Task to complete: Pictures stay out of the copy. Please reproduce only the lines between the one holding "What React, TypeScript" and the one holding "Chart.register(...registerables);", inclusive.

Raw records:
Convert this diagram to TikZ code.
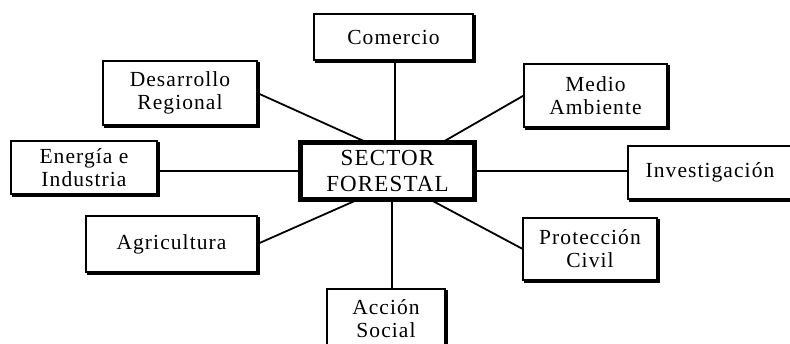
\documentclass[tikz,border=0pt]{standalone}
\usepackage{fontspec}
\setmainfont{Liberation Serif}[LetterSpace=5]
\begin{document}
\begin{tikzpicture}[x=1pt,y=-1pt,
  box/.style={draw, line width=1.8pt, inner sep=0pt, outer sep=0pt, align=center,
    font=\fontsize{21.5}{23}\selectfont},
  centralbox/.style={draw, line width=4.8pt, inner sep=0pt, outer sep=0pt, align=center,
    font=\fontsize{23}{26}\selectfont, minimum width=174pt, minimum height=57pt},
  link/.style={line width=1.8pt},
  shadowline/.style={line width=2.4pt}]
\useasboundingbox (0,0) rectangle (790,343);
\clip (0,0) rectangle (790,343);
\node[box, minimum width=159.6pt, minimum height=46.6pt] (com) at (393.5,37) {Comercio};
\node[box, minimum width=154.6pt, minimum height=64.6pt] (des) at (180,93) {Desarrollo\\Regional};
\node[box, minimum width=146.6pt, minimum height=53.6pt] (ene) at (84,167.5) {Energía e\\Industria};
\node[box, minimum width=143.6pt, minimum height=63.6pt] (med) at (595.5,95.5) {Medio\\Ambiente};
\node[box, minimum width=164.6pt, minimum height=53.6pt] (inv) at (710,172.5) {Investigación};
\node[box, minimum width=171.6pt, minimum height=56.6pt] (agr) at (171.5,244) {Agricultura};
\node[box, minimum width=134.6pt, minimum height=62.6pt] (pro) at (590,249) {Protección\\Civil};
\node[box, minimum width=118.6pt, minimum height=60.6pt] (acc) at (386,319) {Acción\\Social};
\node[centralbox] (sec) at (387.5,171) {SECTOR\\FORESTAL};
\foreach \n in {com,des,ene,med,inv,agr,pro,acc}
  \draw[shadowline] ([xshift=1.6pt,yshift=-1.2pt]\n.north east) -- ([xshift=1.6pt,yshift=-1.6pt]\n.south east) -- ([xshift=1.2pt,yshift=-1.6pt]\n.south west);
% connectors
\draw[link] ([xshift=1.5pt]com.south) -- ([xshift=1.5pt]com.south |- sec.north);
\draw[link] (des.east) -- ([xshift=-20.5pt]sec.north);
\draw[link] (med.west) -- ([xshift=54.5pt]sec.north);
\draw[link] (sec.west) -- (sec.west -| ene.east);
\draw[link] (sec.east) -- (sec.east -| inv.west);
\draw[link] ([xshift=42.5pt]sec.south) -- (pro.west);
\draw[link] ([xshift=-29.5pt]sec.south) -- (agr.east);
\draw[link] ([xshift=4.5pt]sec.south) -- ([xshift=4.5pt]sec.south |- acc.north);
\end{tikzpicture}
\end{document}
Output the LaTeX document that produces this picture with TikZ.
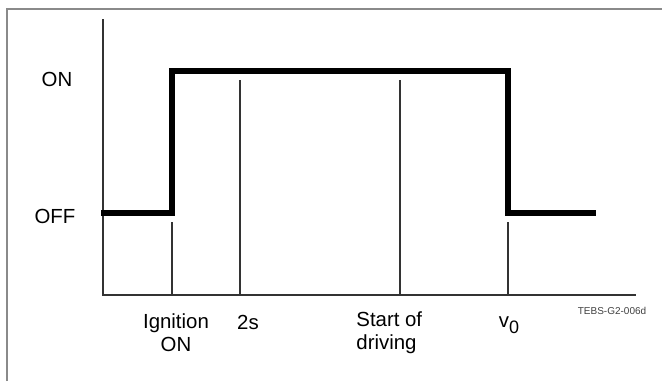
\documentclass[tikz,border=0pt]{standalone}
\usepackage{fontspec}
\setmainfont{Liberation Sans}
\usetikzlibrary{positioning}
\definecolor{framegrey}{HTML}{8A8A8A}
\definecolor{axisgrey}{HTML}{333333}

\begin{document}
\begin{tikzpicture}[
  x=0.5pt, y=-0.5pt,
  frame/.style={draw=framegrey, line width=0.8pt},
  axis/.style={draw=axisgrey, line width=1pt},
  level/.style={draw=black, line width=2.7pt, line join=miter},
  marker/.style={draw=axisgrey, line width=1pt},
  lbl/.style={font=\fontsize{10.2}{11.5}\selectfont, inner sep=0pt},
  tag/.style={font=\fontsize{5}{6}\selectfont, text=black!75, inner sep=0pt}
]
\useasboundingbox (0,0) rectangle (662,381);
\draw[frame] (7,381) |- (662,9);

\coordinate (origin) at (103,295);
\coordinate (ytop) at (103,19);
\coordinate (xend) at (636,295);
\draw[axis] (ytop) -- (origin) -- (xend);

\draw[level] (101,213) -- (172,213) -- (172,71) -- (508,71) -- (508,213) -- (596,213);

\draw[marker] (172,222) -- (172,295);
\draw[marker] (240,80) -- (240,295);
\draw[marker] (400,80) -- (400,295);
\draw[marker] (508,222) -- (508,295);

\node[lbl] (on) at (57,79) {ON};
\node[lbl] (off) at (55,216) {OFF};
\node[lbl, align=center] (ign) at (176,333) {Ignition\\ON};
\node[lbl] (two) at (248,322) {2s};
\node[lbl, align=left, anchor=west] (start) at (356,333) {Start of\\driving};
\node[lbl] (vzero) at (509,325) {v\raisebox{-0.55ex}{\fontsize{9}{10}\selectfont 0}};
\node[tag] (ref) at (612,311) {TEBS-G2-006d};
\end{tikzpicture}
\end{document}
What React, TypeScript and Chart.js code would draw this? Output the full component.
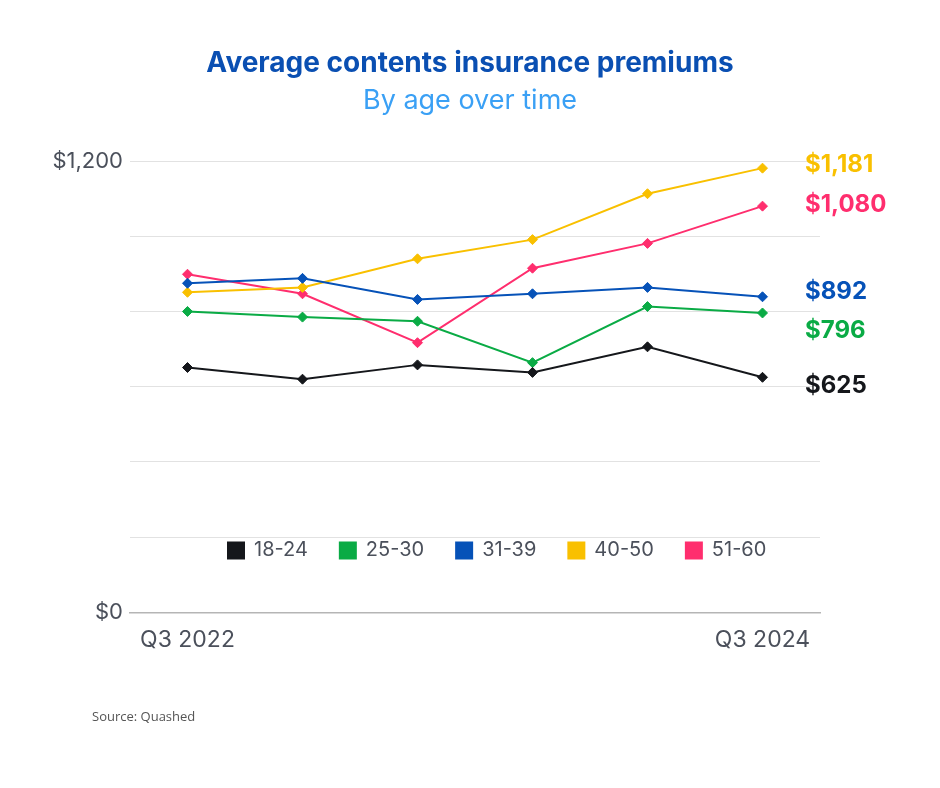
import React, { useEffect, useRef } from 'react';
import { Chart, registerables } from 'chart.js';

Chart.register(...registerables);

// ---- data ----
const categories = ['Q3 2022', '', '', '', '', 'Q3 2024'];
const seriesNames = ['18-24', '25-30', '31-39', '40-50', '51-60'];
const s18to24 = [651, 620, 658, 638, 706, 625];
const s25to30 = [800, 785, 774, 664, 813, 796];
const s31to39 = [875, 888, 832, 847, 864, 839];
const s40to50 = [851, 864, 940, 991, 1113, 1181];
const s51to60 = [899, 847, 717, 915, 981, 1080];
const endLabels = ['$625', '$796', '$892', '$1,181', '$1,080'];
const labelledTicks = [0, 1200];
const titleText = 'Average contents insurance premiums';
const subtitleText = 'By age over time';
const sourceText = 'Source: Quashed';

// ---- styles ----
const colors = ['#15171b', '#0aab45', '#0652b8', '#f9c000', '#ff2e6e'];
const endLabelOffsets = [8, 18, -5, -3, -1];
const FONT = 'Inter, "DejaVu Sans", sans-serif';
const GREY = '#4b505b';

const seriesData = [s18to24, s25to30, s31to39, s40to50, s51to60];

const customPlugin = {
  id: 'customBits',
  afterLayout(chart: any) {
    const lg = chart.legend;
    if (!lg) return;
    const pad = lg.options.labels.padding;
    const itemH = 20;
    const area = chart.chartArea;
    const mid = area.bottom - 62;
    lg.top = mid - pad - itemH / 2;
    lg.bottom = lg.top + lg.height;
    lg.left = area.left + 98 - pad;
  },
  afterDraw(chart: any) {
    const ctx = chart.ctx;
    const area = chart.chartArea;
    ctx.save();
    ctx.font = `bold 24px ${FONT}`;
    ctx.textAlign = 'left';
    ctx.textBaseline = 'middle';
    chart.data.datasets.forEach((ds: any, i: number) => {
      const meta = chart.getDatasetMeta(i);
      const pt = meta.data[meta.data.length - 1];
      if (!pt) return;
      ctx.fillStyle = colors[i];
      ctx.fillText(endLabels[i], area.right - 15, pt.y + endLabelOffsets[i]);
    });
    ctx.font = `13px "Open Sans", sans-serif`;
    ctx.fillStyle = '#555555';
    ctx.textBaseline = 'middle';
    ctx.fillText(sourceText, 92, 717);
    ctx.restore();
  },
};

export default function App() {
  const ref = useRef<HTMLCanvasElement | null>(null);
  useEffect(() => {
    if (!ref.current) return;
    Chart.defaults.font.family = FONT;
    const chart = new Chart(ref.current, {
      type: 'line',
      data: {
        labels: categories,
        datasets: seriesNames.map((name, i) => ({
          label: name,
          data: seriesData[i],
          borderColor: colors[i],
          backgroundColor: colors[i],
          borderWidth: 2,
          pointStyle: 'rectRot',
          pointRadius: 5,
          pointBorderWidth: 1,
          pointBackgroundColor: colors[i],
          pointBorderColor: colors[i],
          tension: 0,
          fill: false,
          yAxisID: 'y',
        })),
      },
      options: {
        responsive: false,
        animation: false,
        layout: { padding: { left: 0, right: 0, top: 41, bottom: 58 } },
        plugins: {
          title: {
            display: true,
            text: titleText,
            color: '#0a4fb2',
            font: { size: 28, weight: 'bold', family: FONT },
            padding: { top: 6, bottom: 4 },
          },
          subtitle: {
            display: true,
            text: subtitleText,
            color: '#3aa0f5',
            font: { size: 27, weight: 'normal', family: FONT },
            padding: { top: 0, bottom: 44 },
          },
          legend: {
            display: true,
            position: 'bottom',
            align: 'start',
            labels: {
              boxWidth: 16,
              boxHeight: 16,
              padding: 32,
              color: GREY,
              font: { size: 20, family: FONT },
            },
          },
          tooltip: { enabled: false },
        },
        scales: {
          x: {
            offset: true,
            grid: { display: false, drawTicks: false },
            border: { display: true, color: '#b5b5b5', width: 1.5 },
            ticks: {
              autoSkip: false,
              maxRotation: 0,
              padding: 14,
              color: GREY,
              font: { size: 23, family: FONT },
            },
          },
          y: {
            min: 0,
            max: 1200,
            afterFit(scale: any) {
              scale.width = 130;
            },
            grid: { color: '#e2e2e2', drawTicks: false, lineWidth: 1 },
            border: { display: false },
            ticks: {
              stepSize: 200,
              padding: 7,
              color: GREY,
              font: { size: 22, family: FONT },
              callback: (v: any) =>
                labelledTicks.includes(Number(v)) ? '$' + Number(v).toLocaleString('en-US') : '',
            },
          },
          yRight: {
            position: 'right',
            min: 0,
            max: 1200,
            afterFit(scale: any) {
              scale.width = 120;
            },
            grid: { display: false, drawTicks: false },
            border: { display: false },
            ticks: { display: false },
          },
        },
      },
      plugins: [customPlugin],
    } as any);
    return () => chart.destroy();
  }, []);

  return (
    <div style={{ position: 'absolute', left: 0, top: 0, width: 940, height: 788, background: '#fff' }}>
      <canvas ref={ref} width={940} height={788} />
    </div>
  );
}
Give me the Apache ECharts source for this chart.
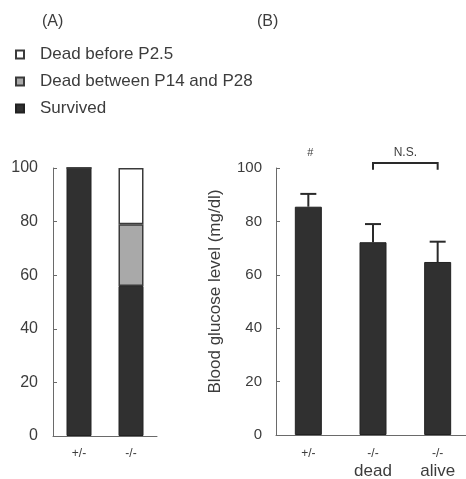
<!DOCTYPE html>
<html>
<head>
<meta charset="utf-8">
<script src="https://cdn.jsdelivr.net/npm/echarts@6/dist/echarts.min.js"></script>
<style>
html,body{margin:0;padding:0;background:#fff;}
#c{width:466px;height:479px;}
</style>
</head>
<body>
<div id="c"></div>
<script>
// Panel A: survival (%)
const categoriesA = ['+/-', '-/-'];
const survived = [100, 56];
const deadP14to28 = [0, 23];
const deadBeforeP25 = [0, 21];
const legendNames = ['Dead before P2.5', 'Dead between P14 and P28', 'Survived'];
const ticksA = [0, 20, 40, 60, 80, 100];

// Panel B: blood glucose (mg/dl)
const categoriesB = ['+/-', '-/-', '-/-'];
const subLabelsB = ['', 'dead', 'alive'];
const glucoseMean = [85.5, 72.2, 64.8];
const glucoseErr = [4.8, 6.8, 7.6];
const ticksB = [0, 20, 40, 60, 80, 100];
const annotHash = ['#', '', ''];
const nsPair = [1, 2];

const FONT = '"Liberation Sans", Arial, Helvetica, sans-serif';
const TXT = '#3c3c3c';
const AX = '#6a6a6a';
const DARK = '#303030';

const chart = echarts.init(document.getElementById('c'), null, {renderer: 'canvas'});

const option = {
  backgroundColor: '#ffffff',
  animation: false,
  textStyle: {fontFamily: FONT, color: TXT},
  title: [
    {text: '(A)', left: 37, top: 9, textStyle: {fontSize: 16, fontWeight: 'normal', color: TXT, fontFamily: FONT}},
    {text: '(B)', left: 252, top: 9, textStyle: {fontSize: 16, fontWeight: 'normal', color: TXT, fontFamily: FONT}}
  ],
  legend: {
    orient: 'vertical',
    left: 10,
    top: 41,
    itemWidth: 8,
    itemHeight: 8,
    itemGap: 10,
    selectedMode: false,
    icon: 'rect',
    data: legendNames,
    textStyle: {fontSize: 17, color: TXT, fontFamily: FONT, padding: [0, 0, 0, 11]}
  },
  grid: [
    {left: 53, top: 168, width: 104, height: 268, outerBoundsMode: 'none'},
    {left: 276, top: 168, width: 194, height: 267, outerBoundsMode: 'none'}
  ],
  xAxis: [
    {
      type: 'category', gridIndex: 0, data: categoriesA,
      axisLine: {lineStyle: {color: AX, width: 1}},
      axisTick: {inside: true, length: 4, lineStyle: {color: AX}},
      axisLabel: {fontSize: 12, color: TXT, margin: 12}
    },
    {
      type: 'category', gridIndex: 1, data: categoriesB,
      axisLine: {lineStyle: {color: AX, width: 1}},
      axisTick: {inside: true, length: 4, lineStyle: {color: AX}},
      axisLabel: {
        margin: 12,
        formatter: function (v, i) {
          return subLabelsB[i] ? '{s|' + v + '}\n{b|' + subLabelsB[i] + '}' : '{s|' + v + '}';
        },
        rich: {
          s: {fontSize: 12, color: TXT, fontFamily: FONT, lineHeight: 14},
          b: {fontSize: 17, color: TXT, fontFamily: FONT, lineHeight: 20}
        }
      }
    }
  ],
  yAxis: [
    {
      type: 'value', gridIndex: 0, min: 0, max: 100, interval: 20,
      axisLine: {show: true, lineStyle: {color: AX, width: 1}},
      axisTick: {show: true, inside: true, length: 4, lineStyle: {color: AX}},
      splitLine: {show: false},
      axisLabel: {fontSize: 16, color: TXT, margin: 15,
        formatter: function (v) { return ticksA.indexOf(v) >= 0 ? String(v) : ''; }}
    },
    {
      type: 'value', gridIndex: 1, min: 0, max: 100, interval: 20,
      name: 'Blood glucose level (mg/dl)',
      nameLocation: 'middle', nameRotate: 90, nameGap: 52,
      nameTextStyle: {fontSize: 17, color: TXT, fontFamily: FONT, padding: [0, 0, 0, 20]},
      axisLine: {show: true, lineStyle: {color: AX, width: 1}},
      axisTick: {show: true, inside: true, length: 4, lineStyle: {color: AX}},
      splitLine: {show: false},
      axisLabel: {fontSize: 15, color: TXT, margin: 14,
        formatter: function (v) { return ticksB.indexOf(v) >= 0 ? String(v) : ''; }}
    }
  ],
  series: [
    {
      name: 'Survived', type: 'bar', xAxisIndex: 0, yAxisIndex: 0, stack: 'a',
      data: survived, barWidth: 25,
      itemStyle: {color: DARK, borderColor: '#222', borderWidth: 1}
    },
    {
      name: 'Dead between P14 and P28', type: 'bar', xAxisIndex: 0, yAxisIndex: 0, stack: 'a',
      data: deadP14to28, barWidth: 25,
      itemStyle: {color: '#a9a9a9', borderColor: '#3a3a3a', borderWidth: 1.5}
    },
    {
      name: 'Dead before P2.5', type: 'bar', xAxisIndex: 0, yAxisIndex: 0, stack: 'a',
      data: deadBeforeP25, barWidth: 25,
      itemStyle: {color: '#ffffff', borderColor: '#3a3a3a', borderWidth: 1.5}
    },
    {
      name: 'glucose', type: 'bar', xAxisIndex: 1, yAxisIndex: 1,
      data: glucoseMean, barWidth: 27,
      itemStyle: {color: DARK, borderColor: '#222', borderWidth: 1}
    },
    {
      name: 'err', type: 'custom', xAxisIndex: 1, yAxisIndex: 1, z: 1,
      data: glucoseMean.map(function (m, i) { return [i, m, m + glucoseErr[i]]; }),
      renderItem: function (params, api) {
        const x = api.value(0);
        const p0 = api.coord([x, api.value(1)]);
        const p1 = api.coord([x, api.value(2)]);
        const hw = 8;
        const st = {stroke: '#2a2a2a', lineWidth: 2};
        return {type: 'group', children: [
          {type: 'line', shape: {x1: p0[0], y1: p0[1], x2: p1[0], y2: p1[1]}, style: st},
          {type: 'line', shape: {x1: p1[0] - hw, y1: p1[1], x2: p1[0] + hw, y2: p1[1]}, style: st}
        ]};
      }
    },
    {
      name: 'hash', type: 'custom', xAxisIndex: 1, yAxisIndex: 1, clip: false,
      data: annotHash.map(function (t, i) { return [i, 105.5, t]; }).filter(function (d) { return d[2]; }),
      renderItem: function (params, api) {
        const p = api.coord([api.value(0), api.value(1)]);
        return {type: 'text', x: p[0] + 2, y: p[1], style: {text: '#', fontSize: 11, fill: TXT, fontFamily: FONT, align: 'center', verticalAlign: 'middle'}};
      }
    },
    {
      name: 'ns', type: 'custom', xAxisIndex: 1, yAxisIndex: 1, clip: false,
      data: [[nsPair[0], nsPair[1], 101.9, 99.3, 105.6]],
      renderItem: function (params, api) {
        const a = api.coord([api.value(0), api.value(2)]);
        const b = api.coord([api.value(1), api.value(2)]);
        const a2 = api.coord([api.value(0), api.value(3)]);
        const t = api.coord([api.value(0), api.value(4)]);
        const cx = (a[0] + b[0]) / 2;
        const st = {stroke: '#2a2a2a', lineWidth: 2, fill: null};
        return {type: 'group', children: [
          {type: 'polyline', shape: {points: [[a[0], a2[1]], [a[0], a[1]], [b[0], b[1]], [b[0], a2[1]]]}, style: st},
          {type: 'text', x: cx, y: t[1], style: {text: 'N.S.', fontSize: 12, fill: TXT, fontFamily: FONT, align: 'center', verticalAlign: 'middle'}}
        ]};
      }
    }
  ]
};
chart.setOption(option);
</script>
</body>
</html>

Response to this exercise:
What React, TypeScript and Chart.js code would draw this? Output the full component.
import React, { useEffect, useRef } from 'react';
import { Chart, registerables } from 'chart.js';

Chart.register(...registerables);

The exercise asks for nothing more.